Several approaches have characterized recent research into such intelligibility problems, particularly with respect to the hearing aid field. One approach has been to take the high frequency sounds in speech and transpose them to lower frequencies so that they fall within the band of normal hearing acuity, leaving the low frequency sounds unprocessed. Such approaches are discussed, for example, in the article "A Critical Review of Work on Speech Analyzing Hearing Aids" by A. Risberg, IEEE Trans. Audio and Electroacoustics, Vol. AU-17. No. 4, December 1969, pp. 290-297. The degree of success of such an approach appears to be quite limited and overall improvement in perceiving consonants, for example, was relatively small.
An alternate approach, akin to the frequency lowering technique, has been to slow down the overall speech, i.e., to lower the frequencies of the overall speech waveform thereby presenting the higher frequency content at lower frequencies within the listener's normal hearing band. If such a technique is used in real time, segments of the speech have to be removed in order to make room for the remaining temporally expanded segments and such process can generate distortion in the speech.
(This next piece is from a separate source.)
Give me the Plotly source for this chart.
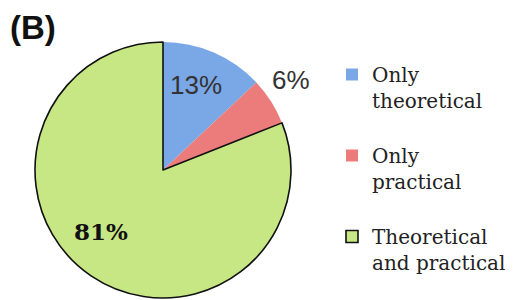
import plotly.graph_objects as go

labels = ["Only<br>theoretical<br> ", "Only<br>practical<br> ", "Theoretical<br>and practical<br> "]
values = [13, 6, 81]
text_labels = ["13%", "6%", "81%"]
colors = ["#7aa7e6", "#ec7b7b", "#c6e784"]

fig = go.Figure(go.Pie(
    labels=labels,
    values=values,
    textinfo="none",
    marker=dict(colors=colors, line=dict(color="#111111", width=[0, 0, 1.6])),
    sort=False,
    direction="clockwise",
    rotation=0,
    domain=dict(x=[27/529, 283/529], y=[10/300, 266/300]),
    showlegend=True,
    hoverinfo="label+percent",
))

# percentage labels (text from data), positioned in paper space
label_pos = [(188, 77), (283, 72), (93, 223)]
label_fonts = [
    dict(family="Liberation Sans", size=26, color="#333333"),
    dict(family="Liberation Sans", size=26, color="#333333"),
    dict(family="DejaVu Serif", size=23, color="#111111", weight="bold"),
]
annotations = []
for t, (px, py), f in zip(text_labels, label_pos, label_fonts):
    annotations.append(dict(
        text=t, x=px/529, y=1-py/300, xref="paper", yref="paper",
        xanchor="center", yanchor="middle", showarrow=False, font=f,
    ))
annotations.append(dict(
    text="<b>(B)</b>", x=25/529, y=1-20/300, xref="paper", yref="paper",
    xanchor="center", yanchor="middle", showarrow=False,
    font=dict(family="Liberation Sans", size=33, color="#111111"),
))

fig.update_layout(
    width=529, height=300,
    margin=dict(l=0, r=0, t=0, b=0),
    paper_bgcolor="white",
    plot_bgcolor="white",
    legend=dict(
        x=324/529, y=1-52/300, xanchor="left", yanchor="top",
        font=dict(family="DejaVu Serif", size=20, color="#222222"),
        valign="top",
        itemwidth=30,
    ),
    annotations=annotations,
)

fig.write_html("out.html")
Such techniques are discussed in the article "Moderate Frequency Compression for the Moderately Hearing Impaired", M. Mazor et al., J. Acoust. Soc. Am., Vol. 62, No. 5, November 1977, pp. 1273-1278. Although some slight improvement has been observed using such frequency compression techniques for up to about 20% frequency compression, for example, it was also noted that a further increase in frequency compression only tended to reduce intelligibility.
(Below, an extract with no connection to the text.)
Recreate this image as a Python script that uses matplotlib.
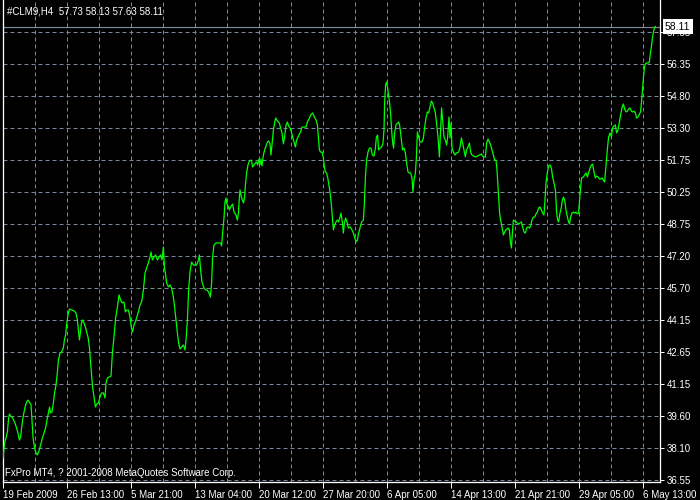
import numpy as np
import matplotlib
matplotlib.use("Agg")
import matplotlib.pyplot as plt

plt.rcParams['font.family'] = ['Liberation Sans', 'DejaVu Sans']

# ---- data (H4 closes of #CLM9) ----
bar_pos = [
    0, 0.8, 1.5, 2.2, 2.7, 3.2, 3.8, 4.8, 6.0, 6.8, 7.5, 8.2, 8.8, 9.3, 9.8, 10.5,
    11.3, 12.3, 13.2, 14.0, 14.5, 15.0, 15.7, 16.5, 17.2, 18.0, 18.8, 19.7, 20.5,
    21.3, 21.8, 22.7, 23.3, 23.8, 24.5, 25.2, 25.7, 26.5, 27.2, 27.7, 28.5, 29.3,
    30.2, 30.7, 31.3, 31.8, 32.5, 33.2, 34.3, 35.5, 36.5, 37.2, 37.7, 38.2, 38.7,
    39.2, 39.8, 40.5, 41.2, 41.8, 42.5, 43.2, 43.7, 44.2, 44.8, 45.5, 46.2, 46.8,
    47.7, 48.5, 49.3, 50.2, 51.0, 51.5, 52.2, 53.2, 54.0, 54.7, 55.5, 56.3, 57.2,
    58.0, 58.8, 59.5, 60.5, 61.2, 61.8, 62.7, 63.5, 64.2, 64.8, 65.5, 66.5, 67.7,
    68.5, 69.3, 70.2, 71.0, 71.8, 72.7, 73.5, 74.0, 74.7, 75.5, 76.3, 77.2, 78.0,
    78.8, 79.5, 80.2, 80.7, 81.2, 81.8, 82.7, 83.5, 84.3, 85.2, 85.8, 86.5, 87.2,
    87.8, 88.5, 89.3, 90.2, 91.0, 91.5, 92.2, 92.8, 93.5, 94.3, 95.2, 96.0, 96.8,
    97.7, 98.2, 98.8, 99.5, 100.5, 101.5, 102.2, 103.0, 103.7, 104.3, 104.8, 105.5,
    106.5, 107.7, 108.8, 109.3, 109.8, 110.5, 111.0, 111.5, 111.8, 112.7, 113.2,
    113.8, 114.8, 115.5, 116.5, 117.2, 117.7, 118.2, 118.5, 119.2, 120.2, 120.8,
    121.2, 121.8, 122.5, 123.2, 124.2, 124.8, 125.5, 126.2, 126.8, 127.3, 128.0,
    128.5, 129.0, 129.5, 130.2, 130.8, 131.5, 132.2, 132.8, 133.5, 134.0, 134.7,
    135.2, 135.8, 136.3, 137.2, 138.2, 138.8, 139.5, 140.2, 140.8, 141.5, 142.2,
    142.8, 143.5, 144.2, 144.8, 145.5, 146.2, 146.8, 147.5, 148.2, 148.8, 149.5,
    150.5, 151.5, 152.2, 153.2, 153.8, 154.8, 155.7, 156.5, 157.2, 157.7, 158.2,
    158.8, 159.5, 160.2, 160.7, 161.2, 161.8, 162.3, 162.8, 163.5, 164.2, 164.7,
    165.2, 165.8, 166.5, 167.2, 167.8, 168.5, 169.0, 169.7, 170.2, 170.7, 171.3,
    172.0, 172.7, 173.5, 174.3, 175.2, 175.8, 176.5, 177.2, 177.8, 178.5, 179.3,
    180.2, 180.7, 181.2, 181.8, 182.5, 183.2, 184.0, 184.7, 185.5, 186.2, 186.7,
    187.3, 187.8, 188.5, 189.3, 190.0, 190.5, 190.8, 191.3, 191.8, 192.3, 192.8,
    193.3, 193.8, 194.3, 194.8, 195.3, 195.8, 196.5, 197.2, 197.8, 198.3, 198.8,
    199.3, 199.8, 200.5, 201.2, 201.8, 202.5, 203.2, 203.8, 204.5, 205.0, 205.5,
    206.2, 206.7, 207.2, 207.8, 208.5, 209.5, 210.2, 210.8, 211.5, 212.2, 212.8,
    213.5, 214.2, 214.8, 215.5, 216.2, 216.8, 217.5, 218.2, 218.8, 219.3, 219.8,
    220.5, 221.2, 221.8, 222.3, 223.0, 223.5, 224.0, 224.5, 225.2, 226.0, 226.8,
    227.8, 228.5, 229.2, 229.8, 230.5, 231.2, 231.8, 232.5, 233.2, 233.8, 234.5,
    235.2, 236.2, 237.2, 238.2, 239.2, 239.8, 240.5, 241.2, 241.8, 242.5, 243.2,
    243.8, 244.5, 245.2, 245.8, 246.5, 247.0, 247.3, 247.8, 248.3, 248.8, 249.5,
    250.2, 250.8, 251.5, 252.5, 253.2, 253.7, 254.2, 254.7, 255.2, 255.8, 256.5,
    257.2, 257.8, 258.5, 259.2, 259.8, 260.5, 261.2, 261.8, 262.5, 263.2, 263.8,
    264.5, 265.2, 265.8, 266.5, 267.2, 267.8, 268.5, 269.2, 269.8, 270.5, 271.0,
    271.5, 272.2, 272.8, 273.5, 274.2, 274.8, 275.5, 276.2, 276.5, 276.8, 277.3,
    277.8, 278.5, 279.2, 279.7, 280.2, 280.8, 281.5, 282.2, 282.8, 283.3, 283.8,
    284.5, 285.2, 285.8, 286.5, 287.2, 287.8, 288.3, 288.8, 289.3, 290.2, 290.8,
    291.5, 292.2, 292.8, 293.5, 294.2, 294.8, 295.5, 296.2, 296.8, 297.5, 298.2,
    298.8, 299.5, 300.2, 300.8, 301.3, 301.8, 302.3, 302.8, 303.5, 304.2, 304.8,
    305.5, 306.2, 306.8, 307.5, 308.2, 308.8, 309.5, 310.2, 310.8, 311.5, 312.2,
    312.8, 313.5, 314.2, 314.8, 315.5, 316.2, 316.8, 317.5, 318.2, 318.8, 319.2,
    319.7, 320.2, 320.7, 321.2, 321.8, 322.7, 323.2, 323.7, 324.2, 324.7, 325.2,
    325.7, 326.2,
]
close = [
    37.60, 38.31, 38.55, 38.83, 39.40, 39.69, 39.59, 39.50, 39.26, 39.02, 38.78,
    38.45, 38.59, 39.02, 39.40, 39.78, 40.12, 40.35, 40.26, 40.12, 39.40, 38.59,
    38.12, 37.83, 37.74, 37.93, 38.21, 38.55, 38.78, 39.02, 39.31, 39.74, 40.02,
    39.74, 39.78, 40.21, 40.64, 41.07, 41.68, 42.25, 42.59, 42.64, 42.83, 43.21,
    43.44, 43.92, 44.39, 44.68, 44.63, 44.59, 44.49, 44.16, 43.68, 43.21, 43.54,
    44.01, 44.16, 44.01, 43.82, 43.59, 43.35, 42.87, 42.25, 41.64, 40.97, 40.50,
    40.02, 40.16, 40.21, 40.50, 40.69, 40.69, 40.45, 41.16, 41.40, 41.45, 41.49,
    42.59, 43.35, 44.25, 44.78, 45.35, 45.11, 44.97, 45.01, 44.54, 44.63, 44.63,
    44.30, 43.78, 43.59, 43.92, 44.16, 44.54, 44.87, 45.01, 45.58, 46.39, 46.63,
    46.87, 47.15, 47.39, 47.01, 47.15, 47.25, 47.01, 47.15, 47.25, 47.01, 47.63,
    46.68, 46.39, 45.92, 45.73, 45.82, 45.68, 45.25, 44.78, 44.16, 43.54, 43.06,
    42.78, 42.87, 42.97, 42.73, 43.21, 44.16, 45.58, 46.44, 46.91, 46.77, 46.77,
    46.77, 47.01, 47.25, 46.53, 45.96, 45.68, 45.58, 45.58, 45.44, 45.25, 45.92,
    47.15, 47.72, 47.82, 47.82, 47.82, 47.68, 48.29, 49.01, 49.77, 49.96, 49.72,
    49.53, 49.39, 49.53, 49.67, 49.29, 49.15, 48.91, 49.24, 50.00, 50.34, 50.00,
    49.72, 50.00, 50.58, 51.15, 51.53, 51.72, 51.76, 51.43, 51.53, 51.62, 51.67,
    51.53, 51.81, 51.53, 51.81, 51.48, 52.00, 52.24, 52.43, 52.62, 52.67, 52.53,
    52.00, 52.71, 53.19, 53.52, 53.76, 53.62, 53.52, 53.29, 53.05, 52.53, 52.86,
    53.43, 53.57, 53.38, 53.29, 53.10, 52.86, 52.62, 52.38, 52.71, 52.86, 53.00,
    53.10, 53.33, 53.33, 53.33, 53.57, 53.76, 53.90, 54.00, 53.81, 53.67, 53.43,
    52.86, 52.24, 52.14, 52.14, 51.86, 51.43, 51.19, 51.15, 50.96, 50.67, 50.24,
    49.62, 49.05, 48.44, 48.67, 48.82, 48.91, 48.82, 49.05, 49.24, 48.77, 48.29,
    48.77, 49.01, 48.82, 48.53, 48.58, 48.48, 48.29, 48.10, 47.87, 47.96, 48.29,
    48.53, 48.82, 48.91, 49.72, 50.96, 51.76, 52.14, 52.33, 52.33, 52.00, 51.95,
    52.33, 52.86, 52.95, 52.24, 52.33, 52.38, 52.57, 53.19, 54.47, 55.33, 55.47,
    55.19, 54.85, 54.47, 54.00, 53.19, 52.62, 52.33, 53.05, 53.43, 53.52, 53.57,
    53.43, 53.05, 52.62, 52.24, 52.33, 52.10, 51.62, 51.19, 51.15, 51.15, 50.91,
    50.24, 50.81, 51.15, 51.91, 53.10, 52.86, 52.62, 52.62, 52.81, 53.29, 53.76,
    54.05, 54.00, 54.28, 54.57, 54.47, 54.24, 54.00, 53.50, 52.86, 51.91, 53.19,
    54.24, 53.67, 52.86, 52.71, 52.48, 52.81, 53.81, 52.81, 53.52, 52.33, 52.14,
    52.00, 52.10, 52.14, 52.38, 52.81, 52.57, 52.24, 51.91, 52.24, 52.38, 52.57,
    52.14, 52.00, 51.95, 51.91, 51.95, 52.00, 52.05, 51.95, 51.91, 51.91, 52.57,
    52.76, 52.62, 52.48, 52.24, 52.00, 51.76, 51.76, 51.29, 50.81, 50.00, 49.24,
    48.91, 48.58, 48.20, 48.34, 48.44, 48.53, 48.44, 47.87, 47.58, 48.29, 48.91,
    48.86, 48.82, 48.77, 48.72, 48.77, 48.82, 48.58, 48.34, 48.29, 48.53, 48.58,
    48.53, 48.63, 48.91, 49.05, 49.05, 49.20, 49.29, 49.48, 49.53, 49.39, 49.24,
    49.15, 49.86, 50.67, 51.19, 51.48, 51.53, 51.38, 50.96, 50.67, 50.34, 49.86,
    49.29, 48.91, 48.82, 49.24, 49.53, 49.86, 50.00, 49.86, 49.39, 49.05, 48.82,
    48.72, 49.05, 49.24, 49.29, 49.24, 49.29, 49.20, 49.24, 49.86, 50.48, 50.91,
    50.96, 51.05, 51.15, 50.96, 51.15, 51.38, 51.53, 51.57, 51.19, 50.91, 51.00,
    50.96, 50.86, 50.86, 50.91, 50.81, 50.72, 51.29, 51.91, 52.38, 52.86, 53.05,
    52.86, 53.29, 53.38, 53.43, 53.05, 53.19, 53.57, 53.90, 54.24, 54.43, 54.19,
    54.05, 54.09, 54.19, 54.24, 54.09, 54.05, 54.09, 54.00, 53.76, 53.81, 53.95,
    54.05, 54.47, 55.09, 55.66, 56.14, 56.33, 56.38, 56.38, 56.42, 56.85, 57.14,
    57.56, 57.85, 58.04, 58.11,
]

last_price = 58.11
header = "#CLM9,H4  57.73 58.13 57.63 58.11"
footer = "FxPro MT4, ? 2001-2008 MetaQuotes Software Corp."

price_labels = ["36.55", "38.10", "39.60", "41.15", "42.65", "44.15", "45.70",
                "47.20", "48.75", "50.25", "51.75", "53.30", "54.80", "56.35",
                "57.85"]
time_labels = ["19 Feb 2009", "26 Feb 13:00", "5 Mar 21:00", "13 Mar 04:00",
               "20 Mar 12:00", "27 Mar 20:00", "6 Apr 05:00", "14 Apr 13:00",
               "21 Apr 21:00", "29 Apr 05:00", "6 May 13:00"]

# ---- layout / style ----
W, H = 700, 500
px = 0.72  # 1 pixel in points at dpi 100
grid_col = "#778899"

fig = plt.figure(figsize=(7, 5), dpi=100, facecolor="black")
ax = fig.add_axes([2.5 / W, 18 / H, (660 - 2.5) / W, 482 / H])
ax.set_facecolor("black")

step = (57.85 - 36.55) / 448.0
ax.set_ylim(36.55 - 2 * step, 57.85 + 32 * step)
ax.set_xlim(-0.25, 328.5)

ytick_pos = np.linspace(36.55, 57.85, len(price_labels))
xtick_pos = np.arange(len(time_labels)) * 32

# grid
for y in ytick_pos:
    ax.axhline(y, color=grid_col, lw=px, dashes=(4, 3), zorder=1)
for x in np.arange(16, 321, 16):
    ax.axvline(x, color=grid_col, lw=px, dashes=(4, 3), zorder=1)

# current price line
ax.axhline(last_price, color=grid_col, lw=px * 1.2, zorder=2)

# close line
ax.plot(bar_pos, close, color="#00ff00", lw=0.9, zorder=3)

# axes styling
for s in ["left", "right", "bottom"]:
    ax.spines[s].set_color("white")
    ax.spines[s].set_linewidth(px * 1.3)
ax.spines["top"].set_visible(False)

ax.yaxis.tick_right()
ax.set_yticks(ytick_pos)
ax.set_yticklabels(price_labels)
ax.set_xticks(xtick_pos)
ax.set_xticklabels(time_labels)
ax.tick_params(axis="y", colors="white", labelcolor="white", length=3, width=px,
               direction="out", pad=2, labelsize=7)
ax.tick_params(axis="x", colors="white", labelcolor="white", length=4, width=px,
               direction="out", pad=1.5, labelsize=7)
for lab in ax.get_xticklabels():
    lab.set_horizontalalignment("left")

# current price box (covers the top price label, as in the terminal)
ax.annotate(f"{last_price:.2f}", xy=(1.0, last_price),
            xycoords=("axes fraction", "data"), xytext=(5, 0),
            textcoords="offset pixels", ha="left", va="center",
            color="black", fontsize=7.5, annotation_clip=False, zorder=10,
            bbox=dict(boxstyle="square,pad=0.22", fc="white", ec="none"))

fig.text(7 / W, 1 - 11 / H, header, color="white", fontsize=7, va="center",
         ha="left")
fig.text(5 / W, 1 - 473 / H, footer, color="white", fontsize=7, va="center",
         ha="left")

fig.savefig("out.png", dpi=100, facecolor="black")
A basic problem with both high frequency transposition techniques and frequency compression schemes is that they tend to distort the temporal-frequency patterns of speech. Such distortion interferes with the cues needed by the listener to perceive the speech features. As a result such approaches tend to meet with only limited success in enhancing speech intelligibility.
Another approach to speech intelligibility enhancement is one which preserves the bandwidth of the speech and, instead, modifies the level and dynamic range of the speech waveform. The goal of such a speech processing approach is to make full use of the listener's high frequency hearing abilities. The hearing abilities of the hearing impaired are described, for example, in the article, "Differences in Loudness Response of the Normal and Hard of Hearing Ear at Intensity Levels Slightly above Threshold", by S. Reger, Ann. Otol., Rhinol., and Laryngol., Vol. 45, 1936, pp. 1029-1036. In this study of hearing impairment it was noted that soft sounds could not be perceived because of the loss in sensitivity, but that more intense sounds were perceived as having near-normal loudness. This phenomenon, sometimes referred to as "recruitment", has formed a motivation for improved hearing aid designs. Thus, an approach that tends to preserve the speech bandwidth and improves intelligibility by modifying the speech waveform dynamics and spectral energy appears to be a more effective approach than frequency transposition or frequency compression techniques because the features of the speech are better preserved. Although such an approach has achieved some success, as reported in the article "Signal Processing to Improve Speech Intelligibility for the Hearing Impaired" by E. Villchur, J. Acoust. Soc. Am., Vol. 53, pp. 1646-1657, June 1973, improvement is still needed to provide the most effective enhancement of the intelligibility of speech, particularly in the enhancement of consonant sounds.